Vision Group’s revenues are dominated by print which accounts for almost half, followed by broadcasting (radio and television) outlets, commercial printing and others.

In the year 2022/23, the Group’s operating expenses rose 14 percent due to increases in distribution costs, administrative expenses and allowances for expected credit losses. 

There has been simmering grumbling at Vision Group by staff who have gone several months without pay. The competitiveness in the media sector and the general unfavorable conditions in the private sector has left many of these employees with no choice but to endure.

Urban TV’s ratings peaked in the year after its launch aided by a youthful and enthusiastic team (creative directors and presenters) that were hellbent on delivering something new to a market that was saturated with a tired format of programming.

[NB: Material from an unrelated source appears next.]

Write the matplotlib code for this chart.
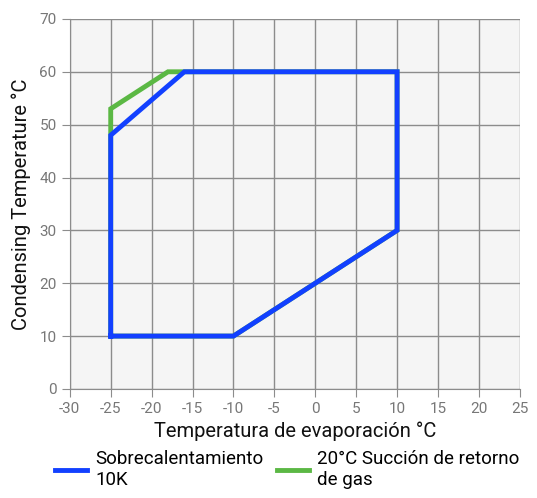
import matplotlib.pyplot as plt

plt.rcParams['font.family'] = ['Roboto', 'DejaVu Sans']
plt.rcParams['axes.unicode_minus'] = False

# envelope for 10K superheat
blue_x = [-25, -10, 10, 10, -16, -25, -25]
blue_y = [10, 10, 30, 60, 60, 48, 10]
# envelope for 20°C return gas
green_x = [-25, -10, 10, 10, -18, -25, -25]
green_y = [10, 10, 30, 60, 60, 53, 10]

x_ticks = list(range(-30, 30, 5))
y_ticks = list(range(0, 80, 10))

fig = plt.figure(figsize=(5.37, 4.98), dpi=100)
ax = fig.add_axes([0.130, 0.219, 0.838, 0.743])
ax.set_facecolor('#f5f5f5')

ax.plot(green_x, green_y, color='#5bb844', lw=3.5, solid_joinstyle='miter', zorder=3,
        label='20°C Succión de retorno\nde gas')
ax.plot(blue_x, blue_y, color='#1240ff', lw=3.5, solid_joinstyle='miter', zorder=4,
        label='Sobrecalentamiento\n10K')

ax.set_xlim(-30, 25)
ax.set_ylim(0, 70)
ax.set_xticks(x_ticks)
ax.set_yticks(y_ticks)
ax.grid(True, color='#8c8c8c', lw=1)
ax.set_axisbelow(True)
for s in ['top', 'right']:
    ax.spines[s].set_visible(False)
for s in ['left', 'bottom']:
    ax.spines[s].set_color('#8c8c8c')
ax.tick_params(colors='#8c8c8c', labelsize=11, length=6, labelcolor='#777777')

ax.set_xlabel('Temperatura de evaporación °C', fontsize=14.5, color='#111111', labelpad=4)
ax.set_ylabel('Condensing Temperature °C', fontsize=14.5, color='#111111', labelpad=6)

fig.text(0.535, 1.018, 'YB-KE-TFCYE', color='#1240ff', fontsize=16, ha='center', va='center')

h, l = ax.get_legend_handles_labels()
fig.legend(h[::-1], l[::-1], loc='lower center', bbox_to_anchor=(0.535, -0.015), ncol=2,
           frameon=False, fontsize=13.5, handlelength=1.7, handletextpad=0.45,
           columnspacing=0.7, labelspacing=0.2)

fig.savefig('out.png', dpi=100)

Some of the on-screen names that led this new wave included Danze Mosha, Gaetano Kagwa, King Shovon, Mary Luswata, Daniel Mumbere and Mister Deejay. The list also had Samson Kasumba, Denzel, Malaika Nyanzi, Ronald Kato, Brian Keyla McKenzie, Razia Athman and Humphrey Wampula among others.

A staffer at Vision Group told PLUGGED; “Urban TV does not make business sense, and this has been the case for a while. Salary arrears for most of the staff have since shot through the roof. The Group can no longer afford to maintain Urban any longer.”

Another source at the multimedia company revealed that Bukedde TV 2 as well as other regional stations with exception of TV West will also be closed. Adding that X FM could be the next on the chopping block.

“Closing Urban was long over due. It was Kabushenga (former Group chief exec) that has always been the station’s lifeline each time the Board attempted to close it. That’s like 4 years,” a staffer who preferred anonymity said.

Kabushenga’s argument, the source said, was that Vision Group could not afford to lose its grip on the young audience. It is on the same basis that Kabushenga had launched Urban – to appeal to a demographic that had been sidelined.

“Of course in the latter years of his tenure, this seized to hold any substance because when Bush Baby left, the station became something unrecognizable. Bush Baby held the key to Urban’s original identity together with guys like Josh ‘The Fixer’ Mwesigwa,” said the source.

There have been popular sentiments that in the subsequent years, under the management of Miles Rwamiti, the TV station became ‘another Bukedde TV’ only with more appealing graphics.

Until today, Vision Group ran two newspapers New Vision and Bukedde, six TV stations Urban TV, Bukedde TV 1, Bukedde TV 2, TV East, Wan Luo TV and TV West, and six Radio stations Bukedde FM, X FM, Radio West, Rupiny, Etop and Arua One.